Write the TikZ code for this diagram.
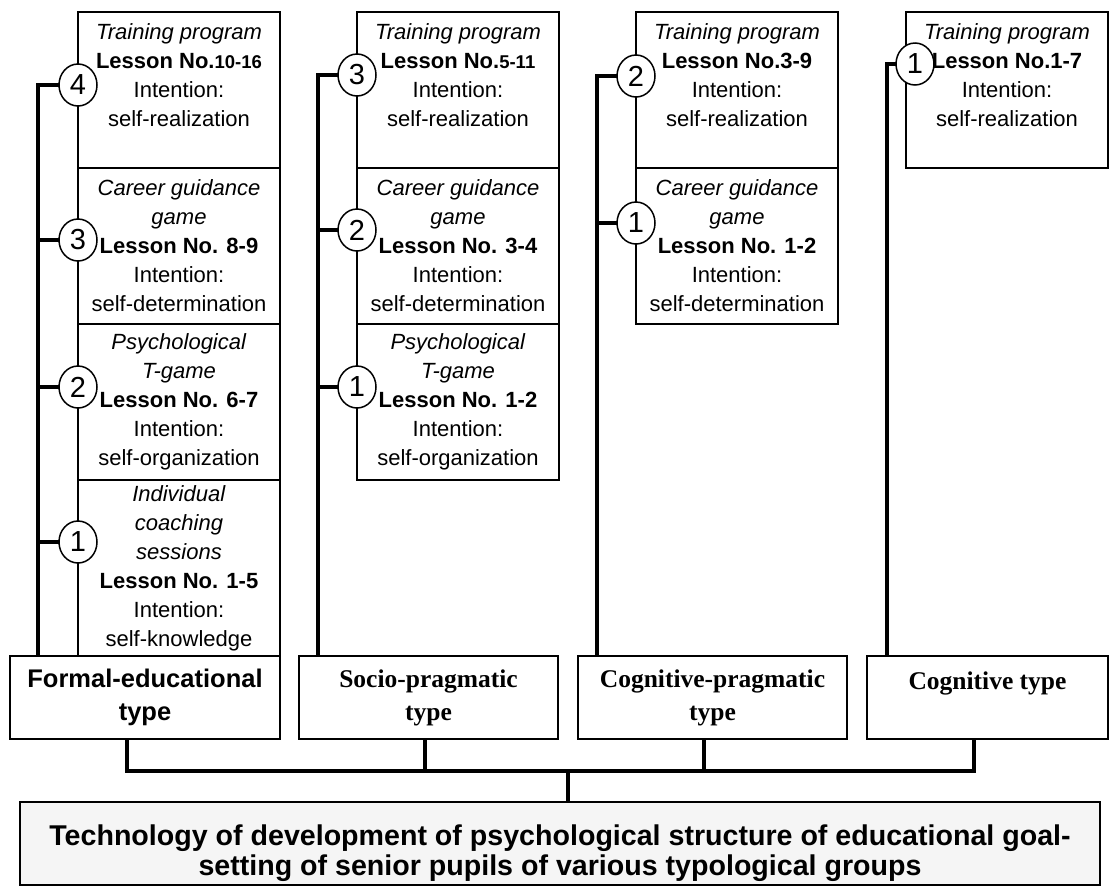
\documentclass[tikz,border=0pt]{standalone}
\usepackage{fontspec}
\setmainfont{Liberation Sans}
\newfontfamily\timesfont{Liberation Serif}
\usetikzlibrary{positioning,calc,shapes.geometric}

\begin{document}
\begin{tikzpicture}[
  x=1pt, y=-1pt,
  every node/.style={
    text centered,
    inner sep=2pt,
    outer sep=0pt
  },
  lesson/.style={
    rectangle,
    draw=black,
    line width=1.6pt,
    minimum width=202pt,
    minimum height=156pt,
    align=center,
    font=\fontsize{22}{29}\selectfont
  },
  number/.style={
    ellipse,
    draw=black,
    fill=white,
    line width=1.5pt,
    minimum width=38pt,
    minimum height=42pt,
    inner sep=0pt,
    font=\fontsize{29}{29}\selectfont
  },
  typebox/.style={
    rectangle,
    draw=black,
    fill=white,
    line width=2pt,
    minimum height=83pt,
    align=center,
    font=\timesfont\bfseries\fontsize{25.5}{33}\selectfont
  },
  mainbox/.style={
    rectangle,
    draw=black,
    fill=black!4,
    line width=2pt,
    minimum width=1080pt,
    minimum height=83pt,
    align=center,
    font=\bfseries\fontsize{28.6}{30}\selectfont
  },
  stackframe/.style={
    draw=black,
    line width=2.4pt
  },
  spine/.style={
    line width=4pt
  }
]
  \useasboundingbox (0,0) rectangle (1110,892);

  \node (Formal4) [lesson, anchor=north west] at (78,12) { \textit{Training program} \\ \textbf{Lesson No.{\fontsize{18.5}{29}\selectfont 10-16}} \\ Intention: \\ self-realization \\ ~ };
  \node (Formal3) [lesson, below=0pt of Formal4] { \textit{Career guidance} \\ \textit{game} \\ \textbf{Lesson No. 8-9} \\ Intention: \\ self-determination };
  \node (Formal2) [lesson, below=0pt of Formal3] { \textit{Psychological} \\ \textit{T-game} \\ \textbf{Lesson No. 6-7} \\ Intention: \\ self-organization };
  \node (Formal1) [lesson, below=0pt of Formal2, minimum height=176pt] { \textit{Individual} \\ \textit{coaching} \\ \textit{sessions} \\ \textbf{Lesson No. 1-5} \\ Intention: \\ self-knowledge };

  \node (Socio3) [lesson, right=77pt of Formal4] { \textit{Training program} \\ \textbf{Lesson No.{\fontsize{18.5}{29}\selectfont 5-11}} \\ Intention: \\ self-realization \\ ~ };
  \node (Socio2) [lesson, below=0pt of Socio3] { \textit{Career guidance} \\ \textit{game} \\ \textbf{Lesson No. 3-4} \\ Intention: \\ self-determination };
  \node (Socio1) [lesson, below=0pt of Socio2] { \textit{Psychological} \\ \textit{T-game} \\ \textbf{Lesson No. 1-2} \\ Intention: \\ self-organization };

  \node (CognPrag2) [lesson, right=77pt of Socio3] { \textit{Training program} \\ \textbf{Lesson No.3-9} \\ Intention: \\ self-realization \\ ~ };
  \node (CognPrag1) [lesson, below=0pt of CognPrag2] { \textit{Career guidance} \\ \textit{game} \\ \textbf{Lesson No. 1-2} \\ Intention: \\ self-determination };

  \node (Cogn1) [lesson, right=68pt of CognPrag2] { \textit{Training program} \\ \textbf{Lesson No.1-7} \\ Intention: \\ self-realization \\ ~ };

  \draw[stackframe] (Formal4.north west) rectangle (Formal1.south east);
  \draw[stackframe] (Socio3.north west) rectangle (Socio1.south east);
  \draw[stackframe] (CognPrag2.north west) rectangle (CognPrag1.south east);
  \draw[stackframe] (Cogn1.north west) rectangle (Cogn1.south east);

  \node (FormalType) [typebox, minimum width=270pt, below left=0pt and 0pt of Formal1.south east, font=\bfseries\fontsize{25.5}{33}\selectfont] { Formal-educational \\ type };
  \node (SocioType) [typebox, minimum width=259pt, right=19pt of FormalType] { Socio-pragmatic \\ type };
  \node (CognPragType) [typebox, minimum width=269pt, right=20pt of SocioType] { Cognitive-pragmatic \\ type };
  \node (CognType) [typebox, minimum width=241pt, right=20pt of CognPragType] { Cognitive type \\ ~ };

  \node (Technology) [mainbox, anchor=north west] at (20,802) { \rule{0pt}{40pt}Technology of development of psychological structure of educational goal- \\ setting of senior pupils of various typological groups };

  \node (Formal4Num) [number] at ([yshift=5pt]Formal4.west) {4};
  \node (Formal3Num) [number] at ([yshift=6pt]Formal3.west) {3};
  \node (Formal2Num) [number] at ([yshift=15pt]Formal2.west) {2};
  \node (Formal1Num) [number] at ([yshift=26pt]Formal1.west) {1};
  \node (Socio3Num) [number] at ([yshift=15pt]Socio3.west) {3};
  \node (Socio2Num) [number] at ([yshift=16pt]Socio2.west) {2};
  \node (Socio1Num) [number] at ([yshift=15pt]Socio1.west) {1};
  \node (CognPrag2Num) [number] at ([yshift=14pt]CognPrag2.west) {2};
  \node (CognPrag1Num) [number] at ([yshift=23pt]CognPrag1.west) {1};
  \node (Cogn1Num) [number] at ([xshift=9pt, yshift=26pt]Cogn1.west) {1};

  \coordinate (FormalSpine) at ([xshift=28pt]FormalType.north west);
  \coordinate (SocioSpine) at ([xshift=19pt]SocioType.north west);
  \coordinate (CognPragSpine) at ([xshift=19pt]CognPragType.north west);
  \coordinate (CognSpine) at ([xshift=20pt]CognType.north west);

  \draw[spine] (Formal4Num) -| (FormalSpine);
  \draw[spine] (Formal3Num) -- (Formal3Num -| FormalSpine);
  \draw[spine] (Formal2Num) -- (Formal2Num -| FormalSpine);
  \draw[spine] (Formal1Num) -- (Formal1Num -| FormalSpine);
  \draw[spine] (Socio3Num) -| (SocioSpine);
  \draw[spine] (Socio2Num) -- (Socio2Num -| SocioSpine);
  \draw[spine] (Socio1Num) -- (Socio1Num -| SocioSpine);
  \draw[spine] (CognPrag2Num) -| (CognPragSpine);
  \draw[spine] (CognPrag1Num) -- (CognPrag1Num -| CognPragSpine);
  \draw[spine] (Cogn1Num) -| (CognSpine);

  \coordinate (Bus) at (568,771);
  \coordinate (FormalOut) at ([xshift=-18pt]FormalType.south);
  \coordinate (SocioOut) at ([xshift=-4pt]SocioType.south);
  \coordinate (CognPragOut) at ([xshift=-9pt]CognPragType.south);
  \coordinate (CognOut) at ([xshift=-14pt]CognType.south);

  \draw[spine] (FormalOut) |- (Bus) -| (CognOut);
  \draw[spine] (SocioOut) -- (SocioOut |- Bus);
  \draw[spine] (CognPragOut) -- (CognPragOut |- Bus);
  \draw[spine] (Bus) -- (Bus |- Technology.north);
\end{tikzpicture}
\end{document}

────────────────────────────────────────

GOAL OF THE EXERCISE:
Only lines belong in the copy: transcribe those from the start of the data through the line that contains "(0,0) rectangle (1110,892);", and skip the pictures.

EXERCISE RESPONSE:
Write the TikZ code for this diagram.
\documentclass[tikz,border=0pt]{standalone}
\usepackage{fontspec}
\setmainfont{Liberation Sans}
\newfontfamily\timesfont{Liberation Serif}
\usetikzlibrary{positioning,calc,shapes.geometric}

\begin{document}
\begin{tikzpicture}[
  x=1pt, y=-1pt,
  every node/.style={
    text centered,
    inner sep=2pt,
    outer sep=0pt
  },
  lesson/.style={
    rectangle,
    draw=black,
    line width=1.6pt,
    minimum width=202pt,
    minimum height=156pt,
    align=center,
    font=\fontsize{22}{29}\selectfont
  },
  number/.style={
    ellipse,
    draw=black,
    fill=white,
    line width=1.5pt,
    minimum width=38pt,
    minimum height=42pt,
    inner sep=0pt,
    font=\fontsize{29}{29}\selectfont
  },
  typebox/.style={
    rectangle,
    draw=black,
    fill=white,
    line width=2pt,
    minimum height=83pt,
    align=center,
    font=\timesfont\bfseries\fontsize{25.5}{33}\selectfont
  },
  mainbox/.style={
    rectangle,
    draw=black,
    fill=black!4,
    line width=2pt,
    minimum width=1080pt,
    minimum height=83pt,
    align=center,
    font=\bfseries\fontsize{28.6}{30}\selectfont
  },
  stackframe/.style={
    draw=black,
    line width=2.4pt
  },
  spine/.style={
    line width=4pt
  }
]
  \useasboundingbox (0,0) rectangle (1110,892);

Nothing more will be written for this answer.